Step 1 — measure per-test flake rate. Built a small script that processed CI history: each test got a flake rate (failures on otherwise-passing main commits). Without per-test data, you're guessing which tests to focus on.

Step 2 — Pareto, then categorise. The top 12 tests accounted for 70% of the flakes. I categorised them:

  • 4 had race conditions on UI rendering — fixed by replacing implicit waits with explicit element-state assertions.
  • 3 had shared mutable state across tests (e.g. an admin user being modified) — fixed by per-test data isolation.
  • 3 hit a flaky third-party staging service — fixed by mocking that service in CI runs (real integration tests moved to a daily suite).
  • 2 were genuinely racy in the product code — surfaced as real bugs, escalated to dev team, fixed.

Step 3 — quarantine and ownership rule. For the long tail of less-frequent flakes, instituted a rule: any test flaking >2% in a week was auto-quarantined into a non-blocking job, owner assigned (the test's most-recent author), 2-week deadline to fix or delete. Built a dashboard tracking quarantine queue.

Step 4 — culture reinforcement. In the team retro, framed it as "flakes are the team's problem, not QA's." Engineers who'd been ignoring red runs because "probably flaky" couldn't get away with that under the per-test data — the suite either was flaky in a known way (quarantined, not blocking) or it was telling them something real.

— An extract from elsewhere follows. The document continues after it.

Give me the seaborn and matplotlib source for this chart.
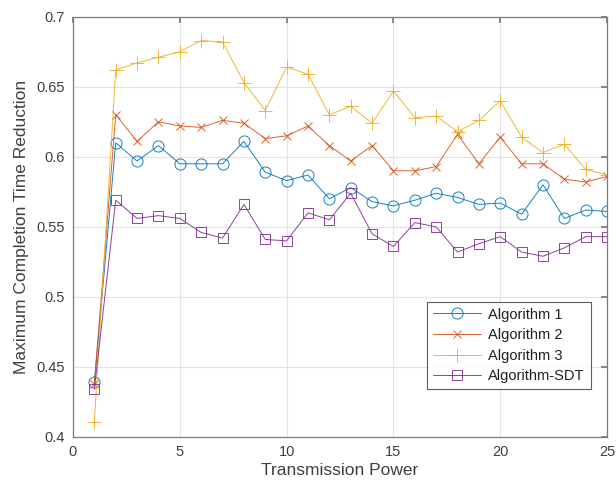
import matplotlib
matplotlib.use("Agg")
import matplotlib.pyplot as plt
import seaborn as sns
import pandas as pd

power = list(range(1, 26))
alg1 = [0.439, 0.610, 0.597, 0.608, 0.595, 0.595, 0.595, 0.611, 0.589, 0.583, 0.587, 0.570,
        0.578, 0.568, 0.565, 0.569, 0.574, 0.571, 0.566, 0.567, 0.559, 0.580, 0.556, 0.562, 0.561]
alg2 = [0.438, 0.630, 0.611, 0.625, 0.622, 0.621, 0.626, 0.624, 0.613, 0.615, 0.622, 0.608,
        0.597, 0.608, 0.590, 0.590, 0.593, 0.616, 0.595, 0.614, 0.595, 0.595, 0.584, 0.582, 0.586]
alg3 = [0.411, 0.662, 0.667, 0.671, 0.675, 0.683, 0.682, 0.653, 0.633, 0.664, 0.659, 0.630,
        0.636, 0.624, 0.647, 0.628, 0.629, 0.618, 0.626, 0.640, 0.614, 0.603, 0.609, 0.591, 0.587]
alg_sdt = [0.434, 0.569, 0.556, 0.558, 0.556, 0.546, 0.542, 0.566, 0.541, 0.540, 0.560, 0.555,
           0.574, 0.545, 0.536, 0.553, 0.550, 0.532, 0.538, 0.543, 0.532, 0.529, 0.535, 0.543, 0.543]

names = ["Algorithm 1", "Algorithm 2", "Algorithm 3", "Algorithm-SDT"]
series = [alg1, alg2, alg3, alg_sdt]
colors = ["#0072BD", "#D95319", "#EDB120", "#7E2F8E"]
markers = ["o", "x", "+", "s"]
msizes = [8, 6, 10, 6.5]

sns.set_theme(style="white")
plt.rcParams["font.family"] = ["Liberation Sans", "DejaVu Sans"]

fig = plt.figure(figsize=(6.16, 4.87), dpi=100)
ax = fig.add_axes([0.1185, 0.1027, 0.867, 0.8630])

for name, vals, c, m, ms in zip(names, series, colors, markers, msizes):
    df = pd.DataFrame({"x": power, "y": vals})
    sns.lineplot(data=df, x="x", y="y", ax=ax, color=c, marker=m, markersize=ms,
                 markerfacecolor="none", markeredgecolor=c, markeredgewidth=0.7,
                 linewidth=0.7, alpha=0.9, label=name)

ax.set_xlim(0, 25)
ax.set_ylim(0.4, 0.7)
ax.set_xticks([0, 5, 10, 15, 20, 25])
ax.set_yticks([0.4, 0.45, 0.5, 0.55, 0.6, 0.65, 0.7])
ax.set_yticklabels(["0.4", "0.45", "0.5", "0.55", "0.6", "0.65", "0.7"])
ax.grid(True, color="#e3e3e3", linewidth=0.8)
for s in ax.spines.values():
    s.set_color("#7a7a7a")
    s.set_linewidth(0.9)
ax.tick_params(axis="both", direction="in", length=4, color="#7a7a7a",
               labelsize=10.5, labelcolor="#404040", top=True, right=True, pad=6)
ax.tick_params(axis="x", labeltop=False)
ax.tick_params(axis="y", labelright=False)
ax.set_xlabel("Transmission Power", fontsize=12.5, color="#404040", labelpad=3)
ax.set_ylabel("Maximum Completion Time Reduction", fontsize=12.5, color="#404040", labelpad=5)

leg = ax.legend(loc="lower left", bbox_to_anchor=(0.663, 0.114), fontsize=10.5,
                frameon=True, fancybox=False, borderaxespad=0, handlelength=3.3,
                borderpad=0.4, labelspacing=0.45, handletextpad=0.5)
leg.get_frame().set_edgecolor("#333333")
leg.get_frame().set_linewidth(0.8)
for t in leg.get_texts():
    t.set_color("#202020")

fig.savefig("out.png", dpi=100)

Result: Flake rate dropped from 15% to 2.5% over six weeks. After three months, it stabilised at about 1.5%. Re-runs became unusual rather than routine. The PR pipeline's reputation in the team shifted from "probably flaky" to "if it's red, look at it."

What I learned: flakiness isn't an engineering problem alone — it's a trust problem. Once trust erodes, the suite gets ignored, real failures hide, and the cycle accelerates. The technical fix is necessary but the rebuild of trust requires the visible per-test data and the quarantine discipline.

Why this works: data-driven (per-test rates, Pareto), categorised root causes (timing/state/third-party/real-bugs), instituted process (quarantine + ownership + deadline), and addressed the cultural component. Senior-level systems thinking.

// WHAT INTERVIEWERS LOOK FOR

Per-test measurement, root-cause categorisation, systemic fix rather than one-by-one, and addressing the cultural trust component alongside the technical. The senior signal is treating flakiness as a system problem.

// COMMON PITFALL

Telling the story as 'I added retries until things passed.' That's the worst possible answer — it's the cause of flake culture, not the cure.